Namun, hal yang menjadi ganjalan adalah, meskipun satu kendaraan memuat lima orang yang masing-masing dikenakan biaya tiket yang diberikan hanya satu lembar.
Saya heran. Kami berlima, tapi hanya satu tiket yang diberikan. Lantas, ke mana empat tiket lainnya? Apakah dicetak di awan atau sudah menguap bersama aroma dugaan pungli?” ujar Andri dengan nada penuh ironi. Minggu (8/6)
Menurutnya, kejadian ini tidak bisa dianggap sepele. Justru, ia menduga kuat adanya semacam pembiaran dari pihak terkait terutama Dinas Pariwisata Kabupaten Konawe.
“Seolah-olah ini sudah jadi budaya. Jika tidak ada konspirasi, mengapa tidak ada penertiban? Jangan sampai ini menjadi cara halus mengelabui potensi pendapatan asli daerah,” sambungnya.

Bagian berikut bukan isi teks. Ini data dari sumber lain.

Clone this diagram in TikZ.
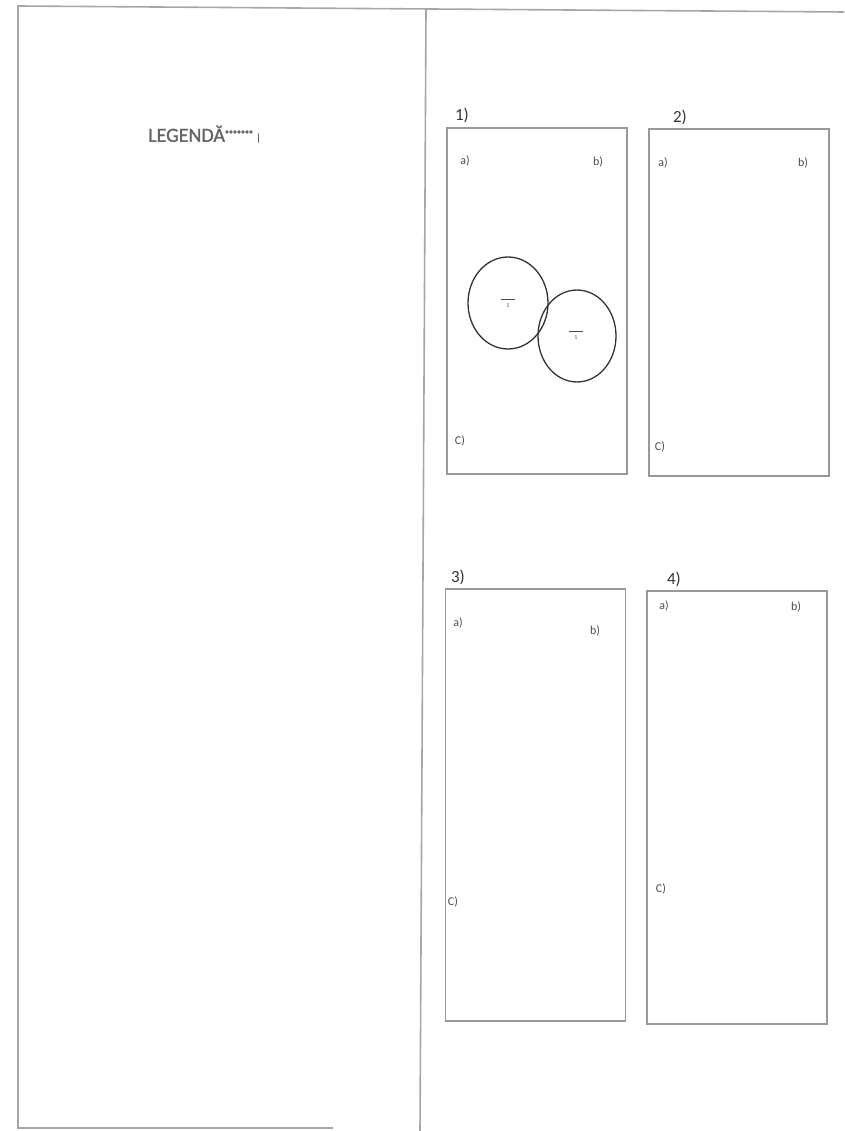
\documentclass[tikz,border=0pt]{standalone}
\usepackage{fontspec}
\setmainfont{Carlito}
\begin{document}
\begin{tikzpicture}[x=1pt,y=-1pt,
  frameline/.style={draw=black!35,line width=1.6pt},
  boxline/.style={draw=black!40,line width=1.6pt},
  lbl/.style={text=black!70,font=\fontsize{12}{14}\selectfont,inner sep=0pt},
  num/.style={text=black!80,font=\fontsize{17}{19}\selectfont,inner sep=0pt},
]
\useasboundingbox (0,0) rectangle (844,1131);
% outer frame
\coordinate (tl) at (18,6);
\coordinate (tr) at (844,12);
\coordinate (bl) at (18,1128);
\coordinate (bb) at (333,1128);
\coordinate (dt) at (426,10);
\coordinate (db) at (420,1131);
\draw[frameline] (tr) -- (tl) -- (bl) -- (bb);
\draw[frameline] (dt) -- (db);
% legend
\node[text=black!60,font=\fontsize{20}{22}\selectfont,inner sep=0pt,anchor=west] (leg) at (148,134) {\addfontfeature{FakeBold=1.5}LEGENDĂ\raisebox{0.8ex}{\fontsize{8}{8}\selectfont •••••••}\,\raisebox{0.1ex}{\fontsize{10}{10}\selectfont |}};
% boxes
\node[boxline,draw,minimum width=180pt,minimum height=346pt,inner sep=0pt] (b1) at (537,301) {};
\node[boxline,draw,minimum width=180pt,minimum height=347pt,inner sep=0pt] (b2) at (739,302.5) {};
\node[boxline,draw,minimum width=180pt,minimum height=432pt,inner sep=0pt] (b3) at (535.5,805) {};
\node[boxline,draw,minimum width=180pt,minimum height=433pt,inner sep=0pt] (b4) at (737,807.5) {};
% numbers
\node[num] (n1) at (462,115) {1)};
\node[num] (n2) at (680,117) {2)};
\node[num] (n3) at (458,577) {3)};
\node[num] (n4) at (674,579) {4)};
% labels box 1
\node[lbl] (a1) at (465,161) {a)};
\node[lbl] (bb1) at (598,162) {b)};
\node[lbl] (c1) at (460,441) {C)};
% box 2
\node[lbl] (a2) at (663,163) {a)};
\node[lbl] (bb2) at (803,163) {b)};
\node[lbl] (c2) at (660,447) {C)};
% box 3
\node[lbl] (a3) at (458,623) {a)};
\node[lbl] (bb3) at (595,631) {b)};
\node[lbl] (c3) at (453,902) {C)};
% box 4
\node[lbl] (a4) at (664,606) {a)};
\node[lbl] (bb4) at (796,607) {b)};
\node[lbl] (c4) at (661,889) {C)};
% circles
\draw[draw=black!80,line width=1.3pt] (508,303) ellipse [x radius=40,y radius=46];
\draw[draw=black!80,line width=1.3pt] (577,336) ellipse [x radius=39,y radius=46];
\node[text=black!70,inner sep=0pt,align=center,font=\fontsize{6}{6}\selectfont] (t1) at (508,303) {\rule{14pt}{1.5pt}\\[1pt]1};
\node[text=black!70,inner sep=0pt,align=center,font=\fontsize{6}{6}\selectfont] (t2) at (576,335) {\rule{14pt}{1.5pt}\\[1pt]1};
\end{tikzpicture}
\end{document}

Hal serupa dialami oleh Sigit Lamoito, anggota Kompas lainnya. Saat berkunjung bersama keluarga, ia memilih untuk tidak menyewa gazebo atau kasebo yang disediakan pengelola. Mereka hanya duduk santai di atas pasir, seperti lazimnya wisata pantai. Namun yang terjadi justru ironis tetap dikenai pungutan, lengkap dengan tiket “seadanya.”

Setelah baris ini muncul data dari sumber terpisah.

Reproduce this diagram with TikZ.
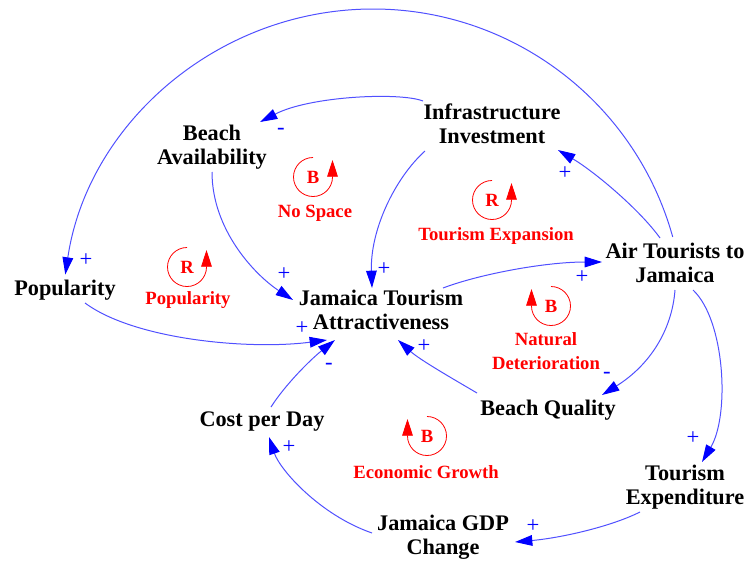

“Ini sudah bukan lagi pantai yang menyuguhkan pemandangan, tapi lebih kepada arena pungutan liar yang penuh kejutan. Duduk di pasir pun harus bayar, barangkali pasirnya sudah disertifikasi?” ungkapnya dengan nada sarkastik.
Tak hanya itu, harga penyewaan kasebo pun disebut tidak masuk akal. Perbedaan harga antara hari biasa dan hari libur begitu signifikan, tanpa adanya standar atau pengawasan. Pengelola dianggap seenaknya menaikkan harga sesuai tingkat keramaian.
“Kalau ramai, harga melonjak. Kalau sepi, mungkin masih bisa nego. Tapi ini kan bukan pasar loak, ini tempat wisata. Kalau begini terus, bukan kenyamanan yang disuguhkan, melainkan kecurigaan,” keluh seorang pengunjung lainnya.
Melihat maraknya keluhan dari masyarakat dan dugaan adanya praktik pungli yang membabi buta, Kompas Sultra menegaskan akan segera menyambangi Dinas Pariwisata Kabupaten Konawe. Mereka menuntut evaluasi menyeluruh terhadap sistem tarif masuk dan pengelolaan tempat wisata.
“Ini bukan semata soal uang sepuluh ribu atau harga kasebo, tapi soal integritas pelayanan publik dan citra daerah. Jika terus dibiarkan, bukan hanya wisatawan yang akan pergi, tapi juga kepercayaan publik terhadap pemerintahan Yusran Akbar–Syamsul Ibrahim yang baru dilantik,” tegas Andri.
Ia menambahkan, mayoritas pengunjung pantai di Sulawesi Tenggara berasal dari kalangan ekonomi menengah ke bawah, bukan wisatawan mancanegara atau tamu dari luar provinsi yang datang dengan dompet tebal. Maka, sudah sepantasnya pemerintah hadir dan bertindak sebelum masyarakat jengah dan kepercayaan publik hilang.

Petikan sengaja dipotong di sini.